** start of Given information **

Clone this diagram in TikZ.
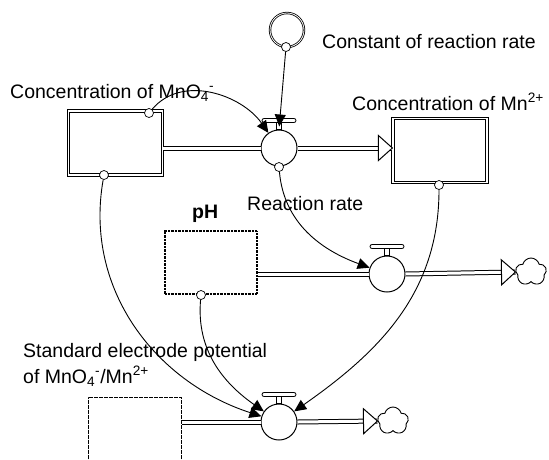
\documentclass[tikz,border=0pt]{standalone}
\usepackage{fontspec}
\setmainfont{Liberation Sans}
\usetikzlibrary{arrows.meta,calc,shapes.symbols,decorations.markings}
\tikzset{
    lbl/.style={font=\fontsize{19.5}{23}\selectfont, inner sep=0pt, anchor=base west},
    stock/.style={preaction={draw=black, line width=3.2pt}, draw=white, line width=1.2pt,
        minimum width=94pt, minimum height=64pt, inner sep=0pt},
    rough stock/.style={draw, line width=2.6pt, dash pattern=on 0.7pt off 0.7pt,
        minimum width=92pt, minimum height=63pt, inner sep=0pt},
    thin stock/.style={draw, line width=1pt, dash pattern=on 2pt off 0.5pt,
        minimum width=93pt, minimum height=84pt, inner sep=0pt},
    aux/.style={circle, draw, double, double distance=0.8pt, line width=0.8pt,
        minimum size=34pt, inner sep=0pt},
    valve/.style={circle, draw, line width=1pt, minimum size=36pt, inner sep=0pt, fill=white},
    tap/.style={circle, draw, line width=0.7pt, minimum size=9pt, inner sep=0pt, fill=white},
    sink/.style={cloud, cloud puffs=5, aspect=1, draw, line width=0.9pt,
        minimum width=31pt, minimum height=28pt, inner sep=0pt},
    pipe/.style={double, double distance=3pt, line width=1pt},
    pipe out/.style={pipe, postaction={decorate, decoration={markings,
        mark=at position 1 with {\draw[line width=1pt, fill=white]
            (0,0) -- (-14,12.5) -- (-14,-12.5) -- cycle;}}}},
    conn/.style={line width=0.9pt, -{Triangle[length=12pt, width=11pt]}}
}
% handle on top of a flow valve
\newcommand{\valvehandle}[1]{%
    \draw[line width=0.8pt, fill=white] ($(#1.north)+(-2.5,0)$) rectangle ($(#1.north)+(2.5,7)$);
    \draw[line width=0.8pt, fill=white, rounded corners=2pt]
        ($(#1.north)+(-17,7)$) rectangle ($(#1.north)+(17,11)$);
}

\begin{document}
\begin{tikzpicture}[x=1pt,y=1pt]
        \clip (0,0) rectangle (549,-459);

        % stocks
        \node[stock] (cmno) at (115.5,-143) {};
        \node[stock] (cmn) at (440,-150.5) {};
        \node[rough stock] (ph) at (211,-262.5) {};
        \node[thin stock] (sep) at (134.5,-439) {};

        % valves, auxiliary and sinks
        \node[aux] (kr) at (287,-30) {};
        \node[valve] (v1) at (279,-148) {};
        \node[valve] (v2) at (387,-274) {};
        \node[valve] (v3) at (279,-422) {};
        \node[sink] (cl1) at (531,-272) {};
        \node[sink] (cl2) at (393,-421) {};

        % labels
        \node[lbl] at (322,-48) {Constant of reaction rate};
        \node[lbl] at (10,-98) {Concentration of MnO\textsubscript{4}\textsuperscript{-}};
        \node[lbl] at (352,-110) {Concentration of Mn\textsuperscript{2+}};
        \node[lbl] at (247,-210) {Reaction rate};
        \node[lbl, font=\fontsize{19.5}{23}\selectfont\bfseries] at (192,-218) {pH};
        \node[lbl] at (23,-357) {Standard electrode potential};
        \node[lbl] at (23,-383) {of MnO\textsubscript{4}\textsuperscript{-}/Mn\textsuperscript{2+}};

        % pipes
        \draw[pipe] (cmno.east |- v1) -- (v1.west);
        \draw[pipe out] (v1.east) -- (cmn.west |- v1);
        \draw[pipe] (ph.east |- v2) -- (v2.west);
        \draw[pipe out] (v2.east) -- (cl1.west);
        \draw[pipe] (sep.east |- v3) -- (v3.west);
        \draw[pipe out] (v3.east) -- (cl2.west);

        \valvehandle{v1}
        \valvehandle{v2}
        \valvehandle{v3}

        % taps where the connectors leave
        \node[tap] (tk) at (286,-47) {};
        \node[tap] (tm1) at (149,-113) {};
        \node[tap] (tm2) at (104,-175) {};
        \node[tap] (tv) at (279,-167) {};
        \node[tap] (tn) at (439,-185) {};
        \node[tap] (tp) at (201,-295) {};

        % connectors
        \draw[conn, shorten >=3pt] (tk) -- (v1.north);
        \draw[conn] (tm1) to[out=50, in=125] (v1);
        \draw[conn] (tv) to[out=-85, in=160] (v2);
        \draw[conn] (tn) to[out=-90, in=35] (v3);
        \draw[conn] (tm2) to[out=-100, in=162] (v3);
        \draw[conn] (tp) to[out=-95, in=145] (v3);
\end{tikzpicture}
\end{document}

** end of Given information **

Exercise:
Output all of the data exactly as it stands, minus any images.

Exercise solution:
Clone this diagram in TikZ.
\documentclass[tikz,border=0pt]{standalone}
\usepackage{fontspec}
\setmainfont{Liberation Sans}
\usetikzlibrary{arrows.meta,calc,shapes.symbols,decorations.markings}
\tikzset{
    lbl/.style={font=\fontsize{19.5}{23}\selectfont, inner sep=0pt, anchor=base west},
    stock/.style={preaction={draw=black, line width=3.2pt}, draw=white, line width=1.2pt,
        minimum width=94pt, minimum height=64pt, inner sep=0pt},
    rough stock/.style={draw, line width=2.6pt, dash pattern=on 0.7pt off 0.7pt,
        minimum width=92pt, minimum height=63pt, inner sep=0pt},
    thin stock/.style={draw, line width=1pt, dash pattern=on 2pt off 0.5pt,
        minimum width=93pt, minimum height=84pt, inner sep=0pt},
    aux/.style={circle, draw, double, double distance=0.8pt, line width=0.8pt,
        minimum size=34pt, inner sep=0pt},
    valve/.style={circle, draw, line width=1pt, minimum size=36pt, inner sep=0pt, fill=white},
    tap/.style={circle, draw, line width=0.7pt, minimum size=9pt, inner sep=0pt, fill=white},
    sink/.style={cloud, cloud puffs=5, aspect=1, draw, line width=0.9pt,
        minimum width=31pt, minimum height=28pt, inner sep=0pt},
    pipe/.style={double, double distance=3pt, line width=1pt},
    pipe out/.style={pipe, postaction={decorate, decoration={markings,
        mark=at position 1 with {\draw[line width=1pt, fill=white]
            (0,0) -- (-14,12.5) -- (-14,-12.5) -- cycle;}}}},
    conn/.style={line width=0.9pt, -{Triangle[length=12pt, width=11pt]}}
}
% handle on top of a flow valve
\newcommand{\valvehandle}[1]{%
    \draw[line width=0.8pt, fill=white] ($(#1.north)+(-2.5,0)$) rectangle ($(#1.north)+(2.5,7)$);
    \draw[line width=0.8pt, fill=white, rounded corners=2pt]
        ($(#1.north)+(-17,7)$) rectangle ($(#1.north)+(17,11)$);
}

\begin{document}
\begin{tikzpicture}[x=1pt,y=1pt]
        \clip (0,0) rectangle (549,-459);

        % stocks
        \node[stock] (cmno) at (115.5,-143) {};
        \node[stock] (cmn) at (440,-150.5) {};
        \node[rough stock] (ph) at (211,-262.5) {};
        \node[thin stock] (sep) at (134.5,-439) {};

        % valves, auxiliary and sinks
        \node[aux] (kr) at (287,-30) {};
        \node[valve] (v1) at (279,-148) {};
        \node[valve] (v2) at (387,-274) {};
        \node[valve] (v3) at (279,-422) {};
        \node[sink] (cl1) at (531,-272) {};
        \node[sink] (cl2) at (393,-421) {};

        % labels
        \node[lbl] at (322,-48) {Constant of reaction rate};
        \node[lbl] at (10,-98) {Concentration of MnO\textsubscript{4}\textsuperscript{-}};
        \node[lbl] at (352,-110) {Concentration of Mn\textsuperscript{2+}};
        \node[lbl] at (247,-210) {Reaction rate};
        \node[lbl, font=\fontsize{19.5}{23}\selectfont\bfseries] at (192,-218) {pH};
        \node[lbl] at (23,-357) {Standard electrode potential};
        \node[lbl] at (23,-383) {of MnO\textsubscript{4}\textsuperscript{-}/Mn\textsuperscript{2+}};

        % pipes
        \draw[pipe] (cmno.east |- v1) -- (v1.west);
        \draw[pipe out] (v1.east) -- (cmn.west |- v1);
        \draw[pipe] (ph.east |- v2) -- (v2.west);
        \draw[pipe out] (v2.east) -- (cl1.west);
        \draw[pipe] (sep.east |- v3) -- (v3.west);
        \draw[pipe out] (v3.east) -- (cl2.west);

        \valvehandle{v1}
        \valvehandle{v2}
        \valvehandle{v3}

        % taps where the connectors leave
        \node[tap] (tk) at (286,-47) {};
        \node[tap] (tm1) at (149,-113) {};
        \node[tap] (tm2) at (104,-175) {};
        \node[tap] (tv) at (279,-167) {};
        \node[tap] (tn) at (439,-185) {};
        \node[tap] (tp) at (201,-295) {};

        % connectors
        \draw[conn, shorten >=3pt] (tk) -- (v1.north);
        \draw[conn] (tm1) to[out=50, in=125] (v1);
        \draw[conn] (tv) to[out=-85, in=160] (v2);
        \draw[conn] (tn) to[out=-90, in=35] (v3);
        \draw[conn] (tm2) to[out=-100, in=162] (v3);
        \draw[conn] (tp) to[out=-95, in=145] (v3);
\end{tikzpicture}
\end{document}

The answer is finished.